* start DATASET SECTION *
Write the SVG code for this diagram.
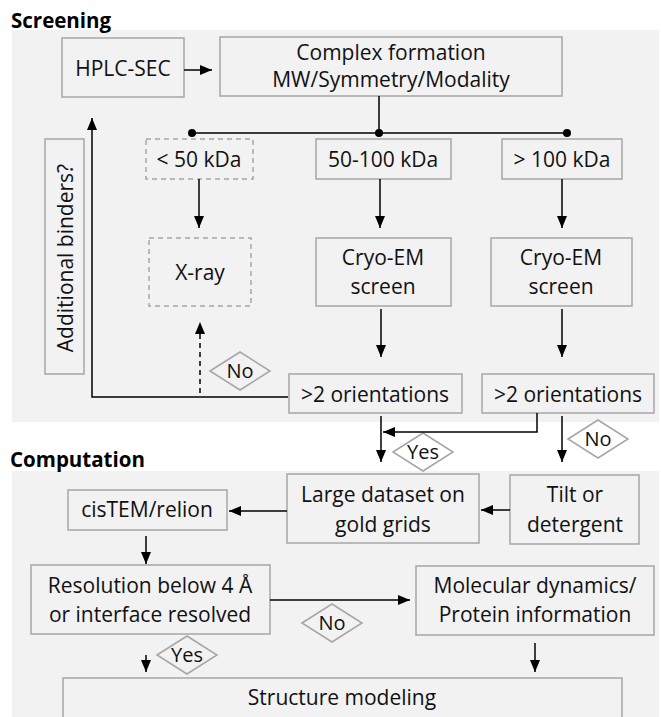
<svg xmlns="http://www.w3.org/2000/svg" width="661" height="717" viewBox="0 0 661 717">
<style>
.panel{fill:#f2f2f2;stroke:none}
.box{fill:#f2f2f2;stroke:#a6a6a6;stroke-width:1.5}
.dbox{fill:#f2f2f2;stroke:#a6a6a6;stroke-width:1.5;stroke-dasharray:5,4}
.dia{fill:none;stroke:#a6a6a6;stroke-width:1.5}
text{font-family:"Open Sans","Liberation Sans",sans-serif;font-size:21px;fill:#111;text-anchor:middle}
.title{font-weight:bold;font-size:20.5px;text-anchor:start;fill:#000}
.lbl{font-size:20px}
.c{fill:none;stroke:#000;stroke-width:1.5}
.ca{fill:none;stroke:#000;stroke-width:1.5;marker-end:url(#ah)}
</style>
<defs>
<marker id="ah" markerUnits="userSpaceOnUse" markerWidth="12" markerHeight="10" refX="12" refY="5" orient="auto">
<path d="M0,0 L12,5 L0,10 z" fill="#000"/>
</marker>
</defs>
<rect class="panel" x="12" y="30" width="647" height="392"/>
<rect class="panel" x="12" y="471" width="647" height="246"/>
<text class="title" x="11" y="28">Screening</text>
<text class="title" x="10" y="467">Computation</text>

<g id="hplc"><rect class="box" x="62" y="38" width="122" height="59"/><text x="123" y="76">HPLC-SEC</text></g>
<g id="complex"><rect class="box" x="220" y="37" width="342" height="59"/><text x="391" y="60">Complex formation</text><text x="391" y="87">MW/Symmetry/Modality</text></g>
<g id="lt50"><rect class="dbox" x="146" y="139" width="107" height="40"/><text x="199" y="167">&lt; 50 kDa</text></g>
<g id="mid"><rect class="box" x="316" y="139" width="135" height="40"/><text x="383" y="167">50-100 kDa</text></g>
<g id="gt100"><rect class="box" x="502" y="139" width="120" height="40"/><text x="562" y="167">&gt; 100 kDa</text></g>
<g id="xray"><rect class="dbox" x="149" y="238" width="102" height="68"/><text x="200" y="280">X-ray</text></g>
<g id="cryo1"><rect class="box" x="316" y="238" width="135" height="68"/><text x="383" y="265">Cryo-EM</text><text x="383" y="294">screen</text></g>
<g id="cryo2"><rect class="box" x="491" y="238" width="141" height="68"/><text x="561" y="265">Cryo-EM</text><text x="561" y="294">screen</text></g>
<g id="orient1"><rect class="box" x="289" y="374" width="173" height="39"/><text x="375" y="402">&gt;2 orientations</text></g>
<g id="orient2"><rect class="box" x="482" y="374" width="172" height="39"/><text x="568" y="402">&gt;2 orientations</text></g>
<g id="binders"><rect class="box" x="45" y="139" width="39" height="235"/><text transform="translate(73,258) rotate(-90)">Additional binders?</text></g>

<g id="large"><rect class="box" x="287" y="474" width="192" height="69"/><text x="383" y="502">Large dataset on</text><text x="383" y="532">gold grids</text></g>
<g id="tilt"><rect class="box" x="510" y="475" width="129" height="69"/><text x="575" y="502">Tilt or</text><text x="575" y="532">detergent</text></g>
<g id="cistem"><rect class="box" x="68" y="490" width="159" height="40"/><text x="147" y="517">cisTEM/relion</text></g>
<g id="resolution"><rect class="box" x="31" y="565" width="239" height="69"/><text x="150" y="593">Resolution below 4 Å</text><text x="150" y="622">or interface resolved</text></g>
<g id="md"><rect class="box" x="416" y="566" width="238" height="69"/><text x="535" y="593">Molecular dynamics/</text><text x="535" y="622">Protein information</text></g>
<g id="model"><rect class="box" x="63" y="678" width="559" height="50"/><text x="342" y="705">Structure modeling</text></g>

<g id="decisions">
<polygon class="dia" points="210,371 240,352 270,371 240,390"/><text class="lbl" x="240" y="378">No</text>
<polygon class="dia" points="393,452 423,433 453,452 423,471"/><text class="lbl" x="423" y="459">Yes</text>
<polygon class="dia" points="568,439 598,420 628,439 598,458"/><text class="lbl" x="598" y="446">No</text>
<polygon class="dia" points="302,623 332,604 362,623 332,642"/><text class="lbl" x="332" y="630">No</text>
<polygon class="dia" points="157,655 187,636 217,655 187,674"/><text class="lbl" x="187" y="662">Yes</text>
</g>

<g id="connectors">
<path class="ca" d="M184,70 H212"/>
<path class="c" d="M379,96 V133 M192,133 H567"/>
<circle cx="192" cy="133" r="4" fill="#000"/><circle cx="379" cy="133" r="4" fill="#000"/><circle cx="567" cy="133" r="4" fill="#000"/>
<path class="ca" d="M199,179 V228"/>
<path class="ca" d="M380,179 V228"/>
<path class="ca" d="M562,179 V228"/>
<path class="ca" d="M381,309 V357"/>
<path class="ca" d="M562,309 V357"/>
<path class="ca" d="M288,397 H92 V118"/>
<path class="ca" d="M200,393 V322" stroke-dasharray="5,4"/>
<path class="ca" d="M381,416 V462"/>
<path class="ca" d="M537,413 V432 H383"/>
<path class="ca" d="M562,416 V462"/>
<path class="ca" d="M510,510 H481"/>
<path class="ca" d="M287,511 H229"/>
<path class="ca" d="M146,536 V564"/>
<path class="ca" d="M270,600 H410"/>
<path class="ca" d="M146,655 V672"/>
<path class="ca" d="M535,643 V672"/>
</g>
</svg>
* end DATASET SECTION *
__REQUIREMENTS__
Write out the material above again, word for word, minus its pictures.

__EXERCISE RESPONSE__
Write the SVG code for this diagram.
<svg xmlns="http://www.w3.org/2000/svg" width="661" height="717" viewBox="0 0 661 717">
<style>
.panel{fill:#f2f2f2;stroke:none}
.box{fill:#f2f2f2;stroke:#a6a6a6;stroke-width:1.5}
.dbox{fill:#f2f2f2;stroke:#a6a6a6;stroke-width:1.5;stroke-dasharray:5,4}
.dia{fill:none;stroke:#a6a6a6;stroke-width:1.5}
text{font-family:"Open Sans","Liberation Sans",sans-serif;font-size:21px;fill:#111;text-anchor:middle}
.title{font-weight:bold;font-size:20.5px;text-anchor:start;fill:#000}
.lbl{font-size:20px}
.c{fill:none;stroke:#000;stroke-width:1.5}
.ca{fill:none;stroke:#000;stroke-width:1.5;marker-end:url(#ah)}
</style>
<defs>
<marker id="ah" markerUnits="userSpaceOnUse" markerWidth="12" markerHeight="10" refX="12" refY="5" orient="auto">
<path d="M0,0 L12,5 L0,10 z" fill="#000"/>
</marker>
</defs>
<rect class="panel" x="12" y="30" width="647" height="392"/>
<rect class="panel" x="12" y="471" width="647" height="246"/>
<text class="title" x="11" y="28">Screening</text>
<text class="title" x="10" y="467">Computation</text>

<g id="hplc"><rect class="box" x="62" y="38" width="122" height="59"/><text x="123" y="76">HPLC-SEC</text></g>
<g id="complex"><rect class="box" x="220" y="37" width="342" height="59"/><text x="391" y="60">Complex formation</text><text x="391" y="87">MW/Symmetry/Modality</text></g>
<g id="lt50"><rect class="dbox" x="146" y="139" width="107" height="40"/><text x="199" y="167">&lt; 50 kDa</text></g>
<g id="mid"><rect class="box" x="316" y="139" width="135" height="40"/><text x="383" y="167">50-100 kDa</text></g>
<g id="gt100"><rect class="box" x="502" y="139" width="120" height="40"/><text x="562" y="167">&gt; 100 kDa</text></g>
<g id="xray"><rect class="dbox" x="149" y="238" width="102" height="68"/><text x="200" y="280">X-ray</text></g>
<g id="cryo1"><rect class="box" x="316" y="238" width="135" height="68"/><text x="383" y="265">Cryo-EM</text><text x="383" y="294">screen</text></g>
<g id="cryo2"><rect class="box" x="491" y="238" width="141" height="68"/><text x="561" y="265">Cryo-EM</text><text x="561" y="294">screen</text></g>
<g id="orient1"><rect class="box" x="289" y="374" width="173" height="39"/><text x="375" y="402">&gt;2 orientations</text></g>
<g id="orient2"><rect class="box" x="482" y="374" width="172" height="39"/><text x="568" y="402">&gt;2 orientations</text></g>
<g id="binders"><rect class="box" x="45" y="139" width="39" height="235"/><text transform="translate(73,258) rotate(-90)">Additional binders?</text></g>

<g id="large"><rect class="box" x="287" y="474" width="192" height="69"/><text x="383" y="502">Large dataset on</text><text x="383" y="532">gold grids</text></g>
<g id="tilt"><rect class="box" x="510" y="475" width="129" height="69"/><text x="575" y="502">Tilt or</text><text x="575" y="532">detergent</text></g>
<g id="cistem"><rect class="box" x="68" y="490" width="159" height="40"/><text x="147" y="517">cisTEM/relion</text></g>
<g id="resolution"><rect class="box" x="31" y="565" width="239" height="69"/><text x="150" y="593">Resolution below 4 Å</text><text x="150" y="622">or interface resolved</text></g>
<g id="md"><rect class="box" x="416" y="566" width="238" height="69"/><text x="535" y="593">Molecular dynamics/</text><text x="535" y="622">Protein information</text></g>
<g id="model"><rect class="box" x="63" y="678" width="559" height="50"/><text x="342" y="705">Structure modeling</text></g>

<g id="decisions">
<polygon class="dia" points="210,371 240,352 270,371 240,390"/><text class="lbl" x="240" y="378">No</text>
<polygon class="dia" points="393,452 423,433 453,452 423,471"/><text class="lbl" x="423" y="459">Yes</text>
<polygon class="dia" points="568,439 598,420 628,439 598,458"/><text class="lbl" x="598" y="446">No</text>
<polygon class="dia" points="302,623 332,604 362,623 332,642"/><text class="lbl" x="332" y="630">No</text>
<polygon class="dia" points="157,655 187,636 217,655 187,674"/><text class="lbl" x="187" y="662">Yes</text>
</g>

<g id="connectors">
<path class="ca" d="M184,70 H212"/>
<path class="c" d="M379,96 V133 M192,133 H567"/>
<circle cx="192" cy="133" r="4" fill="#000"/><circle cx="379" cy="133" r="4" fill="#000"/><circle cx="567" cy="133" r="4" fill="#000"/>
<path class="ca" d="M199,179 V228"/>
<path class="ca" d="M380,179 V228"/>
<path class="ca" d="M562,179 V228"/>
<path class="ca" d="M381,309 V357"/>
<path class="ca" d="M562,309 V357"/>
<path class="ca" d="M288,397 H92 V118"/>
<path class="ca" d="M200,393 V322" stroke-dasharray="5,4"/>
<path class="ca" d="M381,416 V462"/>
<path class="ca" d="M537,413 V432 H383"/>
<path class="ca" d="M562,416 V462"/>
<path class="ca" d="M510,510 H481"/>
<path class="ca" d="M287,511 H229"/>
<path class="ca" d="M146,536 V564"/>
<path class="ca" d="M270,600 H410"/>
<path class="ca" d="M146,655 V672"/>
<path class="ca" d="M535,643 V672"/>
</g>
</svg>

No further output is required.